4.6. The respondent has also argued that D8 is prejudicial to the inventive step of the patent in suit. He submitted that the only difference between the insert according to claim 1 and the "composite A" which was tested in D8 consists in a different definition of the whisker length. On the basis of the statement in D8 according to which the volume and the aspect ratio must be controlled in order to get a proper performance and good reliability, the skilled person would have an incentive to modify the "composite A" of D8 and, thus, arrive at the invention in an obvious manner.
These arguments are not convincing.

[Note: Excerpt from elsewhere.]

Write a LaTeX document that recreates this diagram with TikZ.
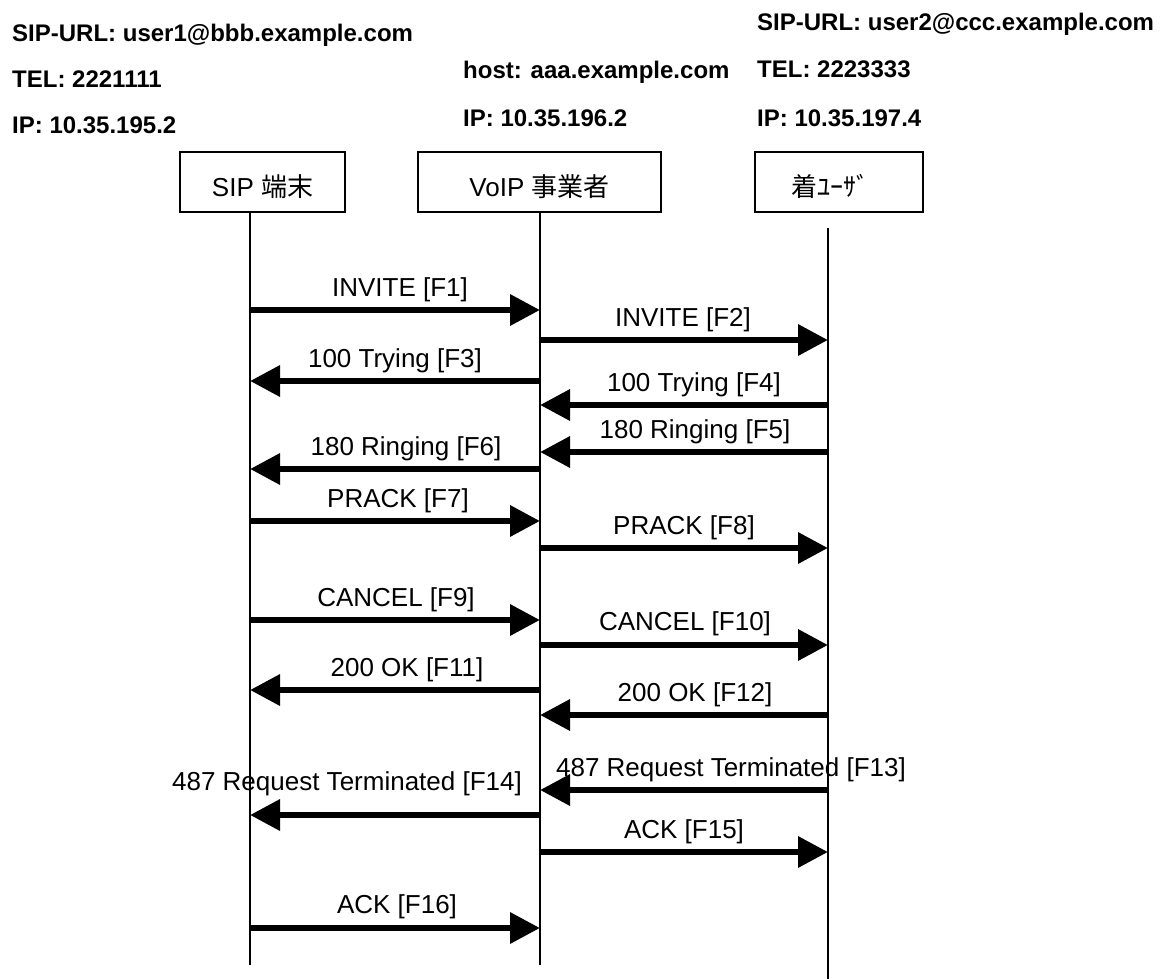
\documentclass[tikz,border=0pt]{standalone}
\usepackage{fontspec}
\setmainfont{Liberation Sans}
\newfontfamily\jp{Noto Sans CJK JP}
\usetikzlibrary{arrows.meta, positioning}

\tikzset{
  hdr/.style={anchor=base west, inner sep=0pt, font=\fontsize{24}{28}\selectfont\bfseries},
  actor/.style={draw, line width=1.5pt, minimum height=60pt, inner sep=0pt,
    text height=28pt, text depth=0pt, font=\fontsize{26}{30}\selectfont},
  life/.style={line width=1.2pt},
  msg/.style={line width=6.5pt, -{Triangle[length=30pt,width=30pt]}},
  lbl/.style={anchor=base, inner sep=0pt, font=\fontsize{26}{30}\selectfont},
}

\begin{document}
\begin{tikzpicture}[x=1pt, y=-1pt]
  \useasboundingbox (0,0) rectangle (1166,979);
  % address blocks
  \node[hdr] (urlUe) at (12,42) {SIP-URL: user1@bbb.example.com};
  \node[hdr] (telUe) at (12,88) {TEL: 2221111};
  \node[hdr] (ipUe) at (12,133) {IP: 10.35.195.2};
  \node[hdr] (hostSv) at (463,79) {host: aaa.example.com};
  \node[hdr] (ipSv) at (463,127) {IP: 10.35.196.2};
  \node[hdr] (urlUa) at (757,31) {SIP-URL: user2@ccc.example.com};
  \node[hdr] (telUa) at (757,78) {TEL: 2223333};
  \node[hdr] (ipUa) at (757,126) {IP: 10.35.197.4};
  % entities
  \node[actor, minimum width=165pt] (ue) at (262.5,182) {SIP {\jp 端末}};
  \node[actor, minimum width=243pt] (voip) at (539.5,182) {VoIP {\jp 事業者}};
  \node[actor, minimum width=168pt] (ua) at (839,182) {{\jp 着ﾕｰｻﾞ}\hspace*{18pt}};
  % lifelines
  \coordinate (ueEnd) at (250,965);
  \coordinate (voipEnd) at (540,965);
  \coordinate (uaTop) at (828,228);
  \coordinate (uaEnd) at (828,979);
  \draw[life] (ue.south -| ueEnd) -- (ueEnd);
  \draw[life] (voip.south -| voipEnd) -- (voipEnd);
  \draw[life] (uaTop) -- (uaEnd);
  % messages
  \foreach \n/\sx/\ex/\yy/\lx/\ly/\txt in {
    1/250/540/310/400/296/{INVITE [F1]},
    2/540/828/340/683/326/{INVITE [F2]},
    3/540/250/381/395/367/{100 Trying [F3]},
    4/828/540/405/694/391/{100 Trying [F4]},
    5/828/540/452/695/438/{180 Ringing [F5]},
    6/540/250/469/406/455/{180 Ringing [F6]},
    7/250/540/521/398/507/{PRACK [F7]},
    8/540/828/548/684/534/{PRACK [F8]},
    9/250/540/620/396/606/{CANCEL [F9]},
    10/540/828/645/685/630/{CANCEL [F10]},
    11/540/250/690/407/676/{200 OK [F11]},
    12/828/540/715/695/701/{200 OK [F12]},
    13/828/540/790/731/776/{487 Request Terminated [F13]},
    14/540/250/815/347/790/{487 Request Terminated [F14]},
    15/540/828/852/684/838/{ACK [F15]},
    16/250/540/928/397/913/{ACK [F16]}} {
    \coordinate (s\n) at (\sx,\yy);
    \coordinate (e\n) at (\ex,\yy);
    \draw[msg] (s\n) -- (e\n);
    \node[lbl] (f\n) at (\lx,\ly) {\txt};
  }
\end{tikzpicture}
\end{document}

The statement in D8 that it is better to pre-break the whiskers before mixing in order to get a controlled aspect ratio and a higher green density (page 14, right hand column, last sentence of second paragraph) is a simple repetition of what is already expressed in D5. D8 is silent about the effect of pre-breaking (i.e. shortening) of the whiskers on the desired combination of properties of the sintered composite material, namely fracture strength, fracture toughness and hardness. Taking into account the general knowledge about the influence of the whisker length on the fracture toughness and fracture strength of the composite (see above, point 4.4, second last paragraph) the teaching of D8 and in particular the conclusions set out on page 16 (right hand column, paragraph 7) provide no specific teaching how the present technical problem can be solved.
4.7. The other documents referred to by the parties are clearly less relevant. They contain no further information which, in combination with the teaching of the preceding documents, would point towards the claimed cutting insert.
5. It follows from the above that the subject-matter of claim 1 is novel over the cited prior art and involves an inventive step. Thus, claim 1 meets the requirements of patentability set out in Articles 52(1), 54 and 56 EPC.
For these reasons it is decided that:
1. The decision under appeal is set aside.
2. The patent is maintained as granted.